Remember back in school when you were given a chance to choose your selective subject and were given a demo class, so you could understand what you would be getting yourself into and if the subject was the right fit? A/B testing is the real-world equivalent of your demo class, where you test out slight variations in your campaigns and determine which performs better.
A/B testing helps compare two versions of a web page, email newsletter, subject lines, ads, content piece, and more to see which is more successful among your audience. A/B testing takes the guesswork out of how your digital marketing should look, operate, and be distributed.
As much as one would like to depend on their intuition, the marketers who have been in the field long enough know to expect the unexpected. So, instead of relying on your intuition, you are better off running an A/B test and making decisions supported by data, so you are not shooting arrows in the dark.
Why is A/B testing important?
A/B testing has many benefits to a marketing team, for example, you can test a limitless list of items to determine the overall effectiveness and impact on your bottom line.
How does A/B testing work?
To run an A/B test you need to create two different versions of the same content piece with changes to a single variable. The next step is to show these two versions of content to audiences of similar size and analyze which one performed better. Keep in mind that the testing period should be long enough to make accurate conclusions.
How do you plan an A/B Test?
First things first decide which element of your campaign you want to test. Are you running an onsite test or an off-site test?
You might test
Headlines
Calls to action
Placement of CTA buttons
Pop-ups
Copy
The No. of fields in a form
With off-site tests, you are probably testing an ad or a sales page and figuring out which version converts the most. Testing ad copy to see which ad drives more conversions helps with focused advertising efforts. The same goes for emails, send two versions of emails with a slightly different call to action, or a subject line, or play with placements for CTA buttons, whatever you are looking for in the A/B test.
Knowing what your audience best reacts to helps create more effective content in the long run, thus, ensuring you stay relevant within your audience.

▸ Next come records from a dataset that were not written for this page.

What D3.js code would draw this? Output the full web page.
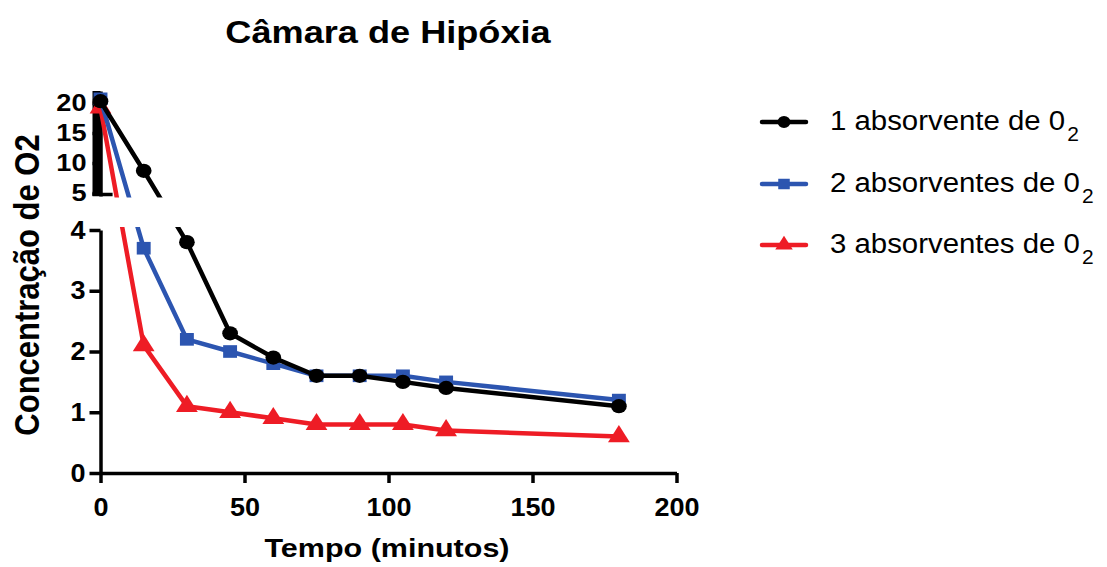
<!DOCTYPE html>
<html>
<head>
<meta charset="utf-8">
<script src="https://cdn.jsdelivr.net/npm/d3@7.9.0/dist/d3.min.js"></script>
<style>
  body { margin: 0; background: #fff; }
  svg { display: block; font-family: "Liberation Sans", Arial, Helvetica, sans-serif; }
</style>
</head>
<body>
<svg width="1107" height="567"></svg>
<script>
// data
const tempos = [0, 15, 30, 45, 60, 75, 90, 105, 120, 180];
const umAbsorvente = [20.3, 8.7, 3.8, 2.3, 1.9, 1.6, 1.6, 1.5, 1.4, 1.1];
const doisAbsorventes = [20.7, 3.7, 2.2, 2.0, 1.8, 1.6, 1.6, 1.6, 1.5, 1.2];
const tresAbsorventes = [19.2, 2.1, 1.1, 1.0, 0.9, 0.8, 0.8, 0.8, 0.7, 0.6];
const seriesNames = ["1 absorvente de 0", "2 absorventes de 0", "3 absorventes de 0"];
const xTicks = [0, 50, 100, 150, 200];
const yTicksLow = [0, 1, 2, 3, 4];
const yTicksHigh = [5, 10, 15, 20];

const series = [
  { name: seriesNames[0], values: umAbsorvente, color: "#000000", shape: d3.symbolCircle },
  { name: seriesNames[1], values: doisAbsorventes, color: "#2c55b0", shape: d3.symbolSquare },
  { name: seriesNames[2], values: tresAbsorventes, color: "#ee1c25", shape: d3.symbolTriangle }
];

const svg = d3.select("svg");

const x = d3.scaleLinear().domain([0, 200]).range([100.5, 676.5]);
// broken axis: lower segment 0-4, upper segment 4.5-22
const y = d3.scaleLinear().domain([0, 4, 4.5, 22]).range([473, 230, 196, 91]);
const yLow = d3.scaleLinear().domain([0, 4]).range([473, 230]);
const yHigh = d3.scaleLinear().domain([4.5, 22]).range([196, 91]);

// clip regions for the two segments
const defs = svg.append("defs");
defs.append("clipPath").attr("id", "clipHigh")
  .append("rect").attr("x", 0).attr("y", 0).attr("width", 1107).attr("height", 197.5);
defs.append("clipPath").attr("id", "clipLow")
  .append("rect").attr("x", 0).attr("y", 227).attr("width", 1107).attr("height", 340);

// the picture's lettering is wider than Liberation Sans, so stretch it a bit
function wideText(parent, px, py, sx, txt) {
  return parent.append("text")
    .attr("transform", `translate(${px},${py}) scale(${sx},1)`)
    .text(txt);
}

// title
wideText(svg, 388, 43, 1.13, "Câmara de Hipóxia")
  .attr("text-anchor", "middle")
  .attr("font-size", 32).attr("font-weight", "bold");

// x axis
const xAxis = svg.append("g")
  .attr("transform", `translate(0,${yLow(0)})`)
  .call(d3.axisBottom(x).tickValues(xTicks).tickSize(10).tickPadding(15).tickSizeOuter(0));

// lower y axis
const yAxisLow = svg.append("g")
  .attr("transform", `translate(${x(0)},0)`)
  .call(d3.axisLeft(yLow).tickValues(yTicksLow).tickFormat(d3.format("d"))
    .tickSize(11).tickPadding(4).tickSizeOuter(0));

// upper y axis
const yAxisHigh = svg.append("g")
  .attr("transform", `translate(${x(0)},0)`)
  .call(d3.axisLeft(yHigh).tickValues(yTicksHigh).tickSize(8).tickPadding(5).tickSizeOuter(0));

[xAxis, yAxisLow, yAxisHigh].forEach(g => {
  g.select(".domain").attr("stroke", "#000").attr("stroke-width", 3.5);
  g.selectAll(".tick line").attr("stroke", "#000").attr("stroke-width", 3.5);
  g.selectAll(".tick text")
    .attr("fill", "#000")
    .attr("font-size", 25).attr("font-weight", "bold")
    .attr("font-family", "'Liberation Sans', Arial, Helvetica, sans-serif");
});
xAxis.selectAll(".tick text").attr("transform", "scale(1.08,1)");
yAxisLow.selectAll(".tick text").attr("x", 0).attr("transform", "translate(-15,0) scale(1.08,1)");
yAxisHigh.selectAll(".tick text")
  .attr("font-size", 23)
  .attr("x", 0).attr("transform", "translate(-14,0) scale(1.18,1)");

// the heavy "L" at the bottom of the upper segment
svg.append("rect")
  .attr("x", x(0) - 8).attr("y", yHigh(22))
  .attr("width", 8).attr("height", yHigh(4.5) - yHigh(22))
  .attr("fill", "#000");
svg.append("line")
  .attr("x1", x(0) - 8).attr("x2", x(4.2))
  .attr("y1", yHigh(4.5) - 1.5).attr("y2", yHigh(4.5) - 1.5)
  .attr("stroke", "#000").attr("stroke-width", 3.5);

// axis titles
wideText(svg, 387, 557, 1.22, "Tempo (minutos)")
  .attr("text-anchor", "middle")
  .attr("font-size", 25).attr("font-weight", "bold");

svg.append("text")
  .attr("transform", "translate(39,285) scale(1.15,1) rotate(-90)")
  .attr("text-anchor", "middle")
  .attr("font-size", 31).attr("font-weight", "bold")
  .text("Concentração de O2");

// lines and markers, drawn in order so black sits on top
const line = d3.line()
  .x((d, i) => x(tempos[i]))
  .y(d => y(d));

const drawOrder = [series[2], series[1], series[0]];

["clipHigh", "clipLow"].forEach(clip => {
  const g = svg.append("g").attr("clip-path", `url(#${clip})`);
  drawOrder.forEach(s => {
    g.append("path")
      .datum(s.values)
      .attr("d", line)
      .attr("fill", "none")
      .attr("stroke", s.color)
      .attr("stroke-width", 4.5)
      .attr("stroke-linejoin", "round")
      .attr("stroke-linecap", "round");
    g.selectAll(null)
      .data(s.values)
      .join("path")
      .attr("transform", (d, i) => `translate(${x(tempos[i])},${y(d)}) scale(1.1,1)`)
      .attr("d", d3.symbol().type(s.shape).size(s.shape === d3.symbolTriangle ? 170 : 160))
      .attr("fill", s.color);
  });
});

// legend
const legend = svg.append("g");
const legendY = [122, 184, 245];
series.forEach((s, i) => {
  const row = legend.append("g").attr("transform", `translate(0,${legendY[i]})`);
  row.append("line")
    .attr("x1", 762).attr("x2", 806)
    .attr("stroke", s.color).attr("stroke-width", 4.5)
    .attr("stroke-linecap", "round");
  row.append("path")
    .attr("transform", "translate(784,0) scale(1.1,1)")
    .attr("d", d3.symbol().type(s.shape).size(110))
    .attr("fill", s.color);
  const main = wideText(row, 830, 8, 1.05, s.name)
    .attr("font-size", 28)
    .attr("fill", "#000");
  const w = main.node().getComputedTextLength() * 1.05;
  wideText(row, 830 + w + 2, 19, 1.05, "2")
    .attr("font-size", 20)
    .attr("fill", "#000");
});
</script>
</body>
</html>
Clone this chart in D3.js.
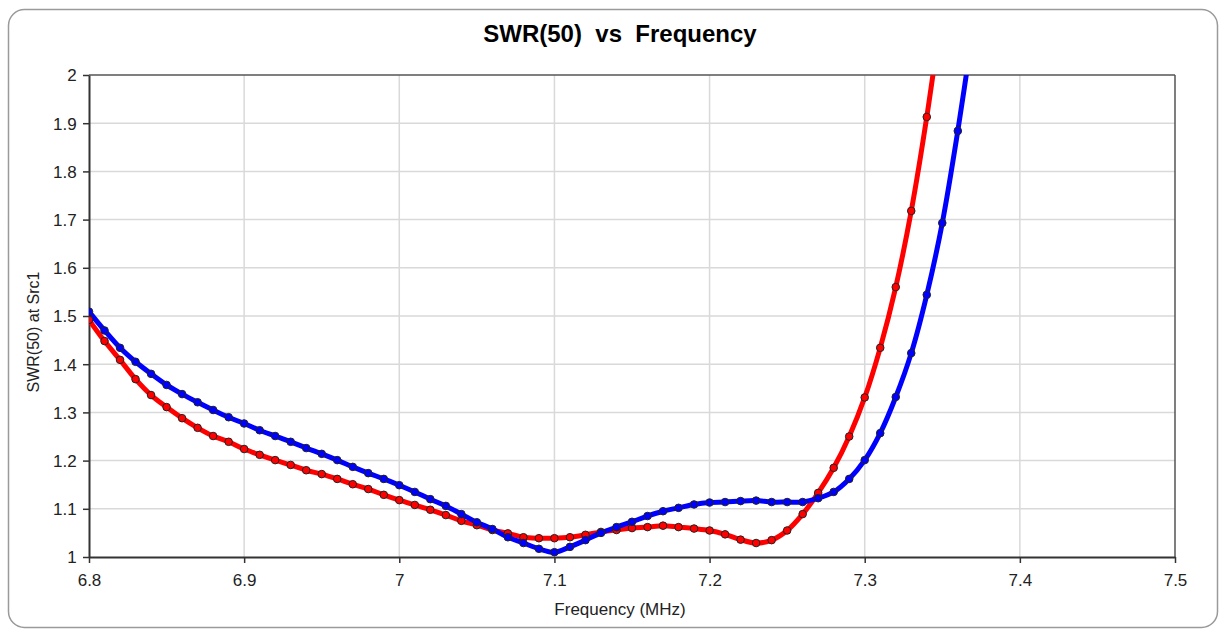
<!DOCTYPE html>
<html>
<head>
<meta charset="utf-8">
<script src="https://cdn.jsdelivr.net/npm/d3@7"></script>
<style>
  html, body { margin: 0; padding: 0; background: #fff; }
  svg { display: block; font-family: "Liberation Sans", Arial, sans-serif; }
</style>
</head>
<body>
<svg id="chart" width="1221" height="629"></svg>
<script>
// ---- data ----
const freq = [6.80,6.81,6.82,6.83,6.84,6.85,6.86,6.87,6.88,6.89,
              6.90,6.91,6.92,6.93,6.94,6.95,6.96,6.97,6.98,6.99,
              7.00,7.01,7.02,7.03,7.04,7.05,7.06,7.07,7.08,7.09,
              7.10,7.11,7.12,7.13,7.14,7.15,7.16,7.17,7.18,7.19,
              7.20,7.21,7.22,7.23,7.24,7.25,7.26,7.27,7.28,7.29,
              7.30,7.31,7.32,7.33,7.34,7.35,7.36,7.37];
const swrRed = [1.492,1.448,1.409,1.369,1.336,1.311,1.288,1.268,1.251,1.239,
                1.224,1.212,1.201,1.191,1.180,1.172,1.162,1.151,1.141,1.129,
                1.118,1.108,1.098,1.087,1.075,1.066,1.056,1.049,1.041,1.039,
                1.039,1.041,1.046,1.052,1.056,1.060,1.062,1.065,1.062,1.059,
                1.055,1.047,1.036,1.029,1.035,1.055,1.089,1.133,1.185,1.250,
                1.331,1.434,1.560,1.718,1.913,2.140];
const swrBlue = [1.509,1.470,1.434,1.405,1.380,1.357,1.338,1.321,1.305,1.290,
                 1.277,1.263,1.251,1.239,1.226,1.214,1.201,1.187,1.174,1.162,
                 1.149,1.135,1.120,1.106,1.089,1.072,1.058,1.041,1.029,1.017,
                 1.010,1.021,1.035,1.050,1.062,1.073,1.085,1.095,1.102,1.109,
                 1.113,1.114,1.116,1.117,1.114,1.114,1.114,1.122,1.135,1.162,
                 1.201,1.257,1.332,1.423,1.544,1.693,1.884,2.100];
const xTicks = [6.8, 6.9, 7.0, 7.1, 7.2, 7.3, 7.4, 7.5];
const yTicks = [1, 1.1, 1.2, 1.3, 1.4, 1.5, 1.6, 1.7, 1.8, 1.9, 2];
const xTickLabels = ["6.8","6.9","7","7.1","7.2","7.3","7.4","7.5"];
const yTickLabels = ["1","1.1","1.2","1.3","1.4","1.5","1.6","1.7","1.8","1.9","2"];
const titleText = "SWR(50)  vs  Frequency";
const xTitle = "Frequency (MHz)";
const yTitle = "SWR(50) at Src1";

// ---- layout ----
const svg = d3.select("#chart");
const L = 89, R = 1175, T = 75, B = 557;
const x = d3.scaleLinear().domain([6.8, 7.5]).range([L, R]);
const y = d3.scaleLinear().domain([1, 2]).range([B, T]);

// outer rounded frame
svg.append("rect")
  .attr("x", 8.5).attr("y", 9.5).attr("width", 1209).attr("height", 618)
  .attr("rx", 16).attr("ry", 16)
  .attr("fill", "#fff").attr("stroke", "#9a9a9a").attr("stroke-width", 1.5);

// title
svg.append("text")
  .attr("x", 620).attr("y", 42)
  .attr("text-anchor", "middle")
  .attr("font-size", 24).attr("font-weight", "bold")
  .style("white-space", "pre")
  .attr("fill", "#000")
  .text(titleText);

// grid
const grid = svg.append("g");
grid.selectAll(".gx").data(xTicks.slice(1, -1)).enter().append("line")
  .attr("x1", d => x(d)).attr("x2", d => x(d))
  .attr("y1", T).attr("y2", B)
  .attr("stroke", "#d9d9d9").attr("stroke-width", 1.5);
grid.selectAll(".gy").data(yTicks.slice(1, -1)).enter().append("line")
  .attr("y1", d => y(d)).attr("y2", d => y(d))
  .attr("x1", L).attr("x2", R)
  .attr("stroke", "#d9d9d9").attr("stroke-width", 1.5);

// plot frame (top & right)
svg.append("line").attr("x1", L).attr("x2", R).attr("y1", T).attr("y2", T)
  .attr("stroke", "#555").attr("stroke-width", 1.5);
svg.append("line").attr("x1", R).attr("x2", R).attr("y1", T).attr("y2", B)
  .attr("stroke", "#555").attr("stroke-width", 1.5);

// axes
const xAxis = d3.axisBottom(x).tickValues(xTicks)
  .tickFormat((d, i) => xTickLabels[i]).tickSize(6).tickSizeOuter(0);
const yAxis = d3.axisLeft(y).tickValues(yTicks)
  .tickFormat((d, i) => yTickLabels[i]).tickSize(6).tickSizeOuter(0);

const gx = svg.append("g").attr("transform", `translate(0,${B})`).call(xAxis);
const gy = svg.append("g").attr("transform", `translate(${L},0)`).call(yAxis);
[gx, gy].forEach(g => {
  g.select(".domain").attr("stroke", "#333").attr("stroke-width", 2);
  g.selectAll(".tick line").attr("stroke", "#333").attr("stroke-width", 1.5);
  g.selectAll(".tick text").attr("fill", "#222")
    .attr("font-size", 17).attr("font-family", "'Liberation Sans', Arial, sans-serif");
});
gx.selectAll(".tick text").attr("dy", "1.15em");
gy.selectAll(".tick text").attr("dx", "-0.2em").attr("dy", "0.35em");

// axis titles
svg.append("text")
  .attr("x", 620).attr("y", 615)
  .attr("text-anchor", "middle")
  .attr("font-size", 17).attr("fill", "#222")
  .text(xTitle);
svg.append("text")
  .attr("transform", `translate(39,332) rotate(-90)`)
  .attr("text-anchor", "middle")
  .attr("font-size", 16).attr("fill", "#222")
  .text(yTitle);

// clip
svg.append("clipPath").attr("id", "plotClip")
  .append("rect").attr("x", L).attr("y", T).attr("width", R - L).attr("height", B - T);

const redData = swrRed.map((v, i) => [freq[i], v]);
const blueData = swrBlue.map((v, i) => [freq[i], v]);

const line = d3.line()
  .x(d => x(d[0])).y(d => y(d[1]))
  .curve(d3.curveCatmullRom.alpha(0.5));

const plot = svg.append("g").attr("clip-path", "url(#plotClip)");
plot.append("path").datum(redData)
  .attr("d", line).attr("fill", "none")
  .attr("stroke", "#ff0000").attr("stroke-width", 5)
  .attr("stroke-linejoin", "round");
plot.append("path").datum(blueData)
  .attr("d", line).attr("fill", "none")
  .attr("stroke", "#0000ff").attr("stroke-width", 5)
  .attr("stroke-linejoin", "round");

const inRange = d => d[1] <= 2;
plot.selectAll(".mr").data(redData.filter(inRange)).enter().append("circle")
  .attr("cx", d => x(d[0])).attr("cy", d => y(d[1])).attr("r", 3.8)
  .attr("fill", "#ff0000").attr("stroke", "#222").attr("stroke-width", 1);
plot.selectAll(".mb").data(blueData.filter(inRange)).enter().append("circle")
  .attr("cx", d => x(d[0])).attr("cy", d => y(d[1])).attr("r", 3.8)
  .attr("fill", "#0000ff").attr("stroke", "#222").attr("stroke-width", 1);
</script>
</body>
</html>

A/B testing checklist to get you started
Before you start split testing, it is important to know what results you are already getting. You want to test options A and B against each other, and with the results you are already getting. This test should also tell you if the results are better than the results you are already getting.
Alternatively, you can keep one of your options say ‘A’ unchanged meaning what you are currently doing or using, and experiment with ‘B’.
Here’s what you need before you start A/B testing
Decide what feature you want to test
Create two versions of the same content piece
Decide how long the test will run
Launch
After a couple of weeks, look at the results. Which version works better?
Keep testing, to see more effective results.
Take a look at some examples to inspire your next A/b testing
Personalized Emails with names vs generalized ones
An e-commerce company selling gaming equipment tested its cart abandonment email sequence by addressing the shoppers by their name vs a generalized one. The test results showed that the emails that addressed shoppers resulted in more conversions and open rates as compared to those that didn’t.
Emoji 😀vs no ❌ emojis in the subject line
Some people are super into emojis vs some avoid them like a plague. So to take the matters into their own hands a digital marketing agency ran a test. The results weren’t super impressive, but the ones with the emojis had a bit more open rate than the latter (can you blame them🤪)
Longer vs shorter subject lines
Is brevity the soul of the wit or do people prefer longer subject lines? To test this a life coach played with the length of the subject lines and as it turns out, people like short, sweet, concise, and to-the-point subject lines better than long ones(unlike this one😉).
So to conclude, A/B testing allows you to tailor your content according to your target audience. You no longer have to depend on the whims and fancies of your mind or market trends and do as the customer data tells you for a more customer-centric approach.